Kizzy’d stayed late. Sometimes she did. The kitchen of McKissic House (so long as she didn’t have to scrub pots or throw-mop the linoleum) gave her a sharper sense of home, I figured, than the four-room box of shingles, tarpaper, and sheet metal, over by Penticuff Strip, where she lived. Her “chirren”-Muscles said she had seven-had all grown up and married. All but a no-account son or two had moved away, to Atlanta or Chicago, and these homeboys, depending on how you viewed the matter, either didn’t torment Kizzy any longer or flat-out ignored her. Kizzy’s husband, a man she still called Oliver Bob, had died during the corn harvest of ’21, under a buckboard driven by a rattlesnake-mean white farmer.

I lit into scrubbing a pot tonight’s KP squad had left in the sink. I plunged into that pot up to my elbows. Above the sink, I could look through both a rippled window pane and the torn mesh of the screened-in porch.

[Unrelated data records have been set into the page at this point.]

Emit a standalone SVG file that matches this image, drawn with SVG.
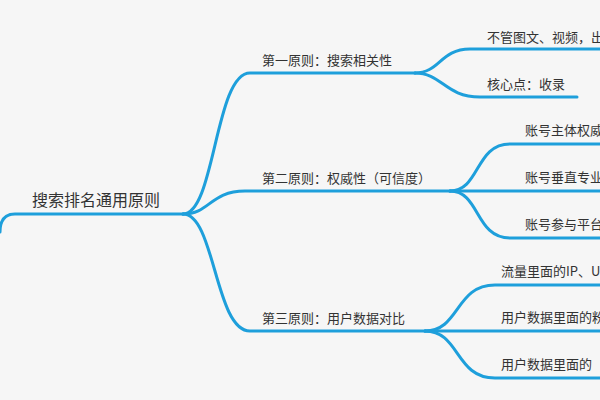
<svg xmlns="http://www.w3.org/2000/svg" width="600" height="400" viewBox="0 0 600 400">
<style>
.bg{fill:#f6f6f6}
.ln{fill:none;stroke:#1e9fdb;stroke-width:3;stroke-linecap:round}
.t{font-family:"Noto Sans CJK SC","Noto Sans",sans-serif;fill:#333;font-size:13px}
.root{font-size:16px}
</style>
<rect class="bg" x="0" y="0" width="600" height="400"/>
<g id="connectors">
<path class="ln" d="M0,232 C0,220 5,214 15,214 L183,214"/>
<path class="ln" d="M183,214 C215,214 215,73 250,73 L415,73"/>
<path class="ln" d="M183,214 C210,214 210,191 245,191 L450,191"/>
<path class="ln" d="M183,214 C215,214 215,331 250,331 L425,331"/>
<path class="ln" d="M415,73 C440,73 440,49 470,49 L600,49"/>
<path class="ln" d="M415,73 C442,73 445,97 480,97 L577,97"/>
<path class="ln" d="M450,191 C480,191 475,144 510,144 L600,144"/>
<path class="ln" d="M450,191 L600,191"/>
<path class="ln" d="M450,191 C480,191 475,238 510,238 L600,238"/>
<path class="ln" d="M425,331 C460,331 455,285 495,285 L600,285"/>
<path class="ln" d="M425,331 L600,331"/>
<path class="ln" d="M425,331 C460,331 455,378 495,378 L600,378"/>
</g>
<g id="root"><text class="t root" x="32" y="206">搜索排名通用原则</text></g>
<g id="p1"><text class="t" x="262" y="65">第一原则：搜索相关性</text></g>
<g id="p2"><text class="t" x="262" y="183">第二原则：权威性（可信度）</text></g>
<g id="p3"><text class="t" x="262" y="323">第三原则：用户数据对比</text></g>
<g id="c11"><text class="t" x="487" y="42">不管图文、视频，出</text></g>
<g id="c12"><text class="t" x="487" y="89">核心点：收录</text></g>
<g id="c21"><text class="t" x="525" y="135">账号主体权威</text></g>
<g id="c22"><text class="t" x="525" y="182">账号垂直专业</text></g>
<g id="c23"><text class="t" x="525" y="229">账号参与平台</text></g>
<g id="c31"><text class="t" x="501" y="276">流量里面的IP、U</text></g>
<g id="c32"><text class="t" x="501" y="322">用户数据里面的粉</text></g>
<g id="c33"><text class="t" x="501" y="369">用户数据里面的</text></g>
</svg>
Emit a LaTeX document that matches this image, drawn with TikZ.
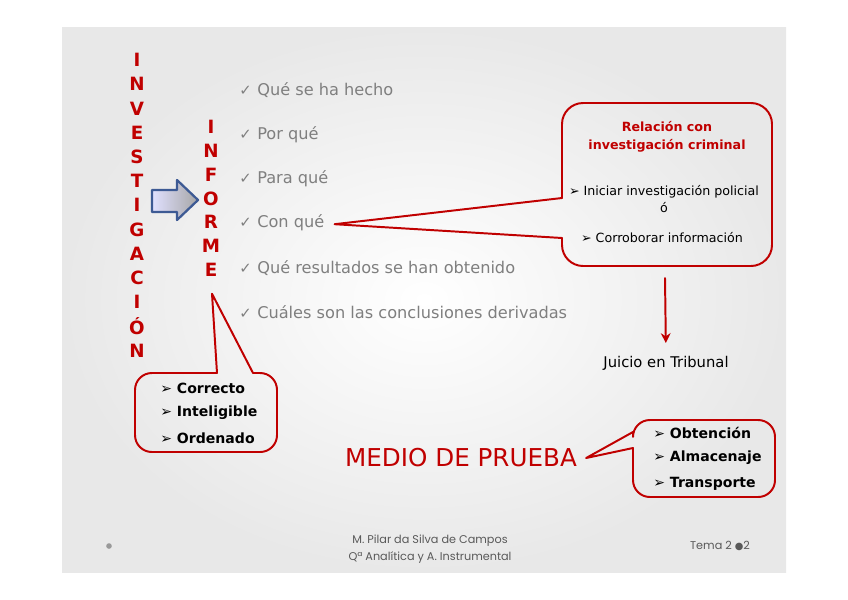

Through them I saw the carriage house. An ivory trellis guided a strangle of rose vines up it to a raised window with a crooked jamb and two broken shutters. Darius slept there, over a storage room for ball equipment, over the garage where the Brown Bomber ticked and simmered. What did Darius do up there when he couldn’t sleep-when the call of another life clanged inside him like a fire alarm?

Kizzy said, “I told you Miss Giselle’s got no chirren. That’s true. She don’t. Cain’t have none. Once, thuddy-fo, thuddy-five years ago, she and Mister JayMac did have a chile. Come to em dumpling-fat, pink as a fresh red wriggler. But it took Miss Giselle bettern a day to have her, and when the baby do come, the secundines-what my mama cawed the foller-long-didn’t want to roller.”

I revved my elbow, but kept my ear cocked to Kizzy’s story. She’d begun it soon as she’d noticed me peering through the honeysuckle-loaded gloom at Darius’s window.